Girls around the Globe as Advocates for Political, Cultural, and Social Literacy at Home
As described in Alvarez’s quote, stories have the power to shape our understanding of the world. Alvarez herself provides many characters whose words and actions inspire and provide insight into the human spirit. Reading and responding to such literature can guide teen readers to think critically about the larger world while enabling the intellectual and emotional development necessary for understanding the world immediately inhabited. I especially believe that the female characters of YA global literature have the power to encourage girls to look at their own life stories in new ways. As Louise Rosenblatt notes: “As the student shares, through literary experiences, the emotions and aspirations of other human beings, she/he can gain heightened sensitivity to the needs and problems of those remote from her/him in temperament, in space, or in social environment” (24). YAL that embodies strong female protagonists who act with courage and com-
passion to bring about change not only allows readers to consider socio-political and cultural issues but also holds transformative power to help them recognize how to engage or participate in social justice through self-action.
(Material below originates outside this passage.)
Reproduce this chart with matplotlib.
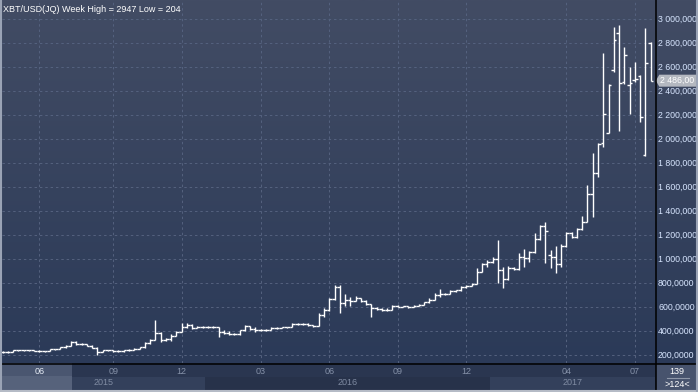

By inviting teens to dialogue about global factors that aﬀect all societies through books they can personally relate to, educators invite them to become agents of change as they discover egregious circumstances that exist across borders. Literature gives momentum to the possibility of lifting people up and developing their consciousness. When we read powerful stories, we see not only through the eyes of the characters but also through eyes that are able to see new worlds. Such stories have the power to launch
social and political conversations, not necessarily with an agenda to change someone, but rather with the aim of coming to deeper recognitions of the full humanity of self and others. As Susan Colby and Anna Lyon point out, “global literature can help children to identify with their own culture, expose children to other cultures, and open the dialogue on issues regarding diversity” (24). In this chapter, I explore how global YAL provides teachers and students with
an important site to consider issues of freedom, courage, and justice. Particularly, I discuss research conducted while facilitating a summer book club with a group of six teen girls in the 7th and 8th grade. Over a two-month period, we met regularly at a local community center in Central Pennsylvania. As part of our activity, we read selections from a global text set intended to bridge conversations about how we read the world, celebrate diﬀerences, and connect to texts in broad and personal ways. I was especially interested in the girls’ responses to texts whose characters overcome obstacles and odds under circumstances that the girls in the club might never experience, but whose situations might vicariously help the girls better understand privileged stances and undue injustices. One particular sunny day, a gentle breeze was so inviting that the group decided
to sit outside to talk about responses to The Diary of Ma Yan: The Struggles and Hopes of a Chinese Schoolgirl. While making our way outside, Julia, typically quite reticent, shared that she was tired of how the media does not share all the real stories that happen around the world. When asked to elaborate, she said:
Well, I think that it is really sad that we don’t hear about the stories about real teens in the world unless a teacher wants us to read a book or news article or maybe see a news segment, but it is really not something we talk about. I know that me and my friends have things pretty good after reading the stories we’ve been talking about. Maybe we have to write letters to see if we can get these books to read and talk about in school.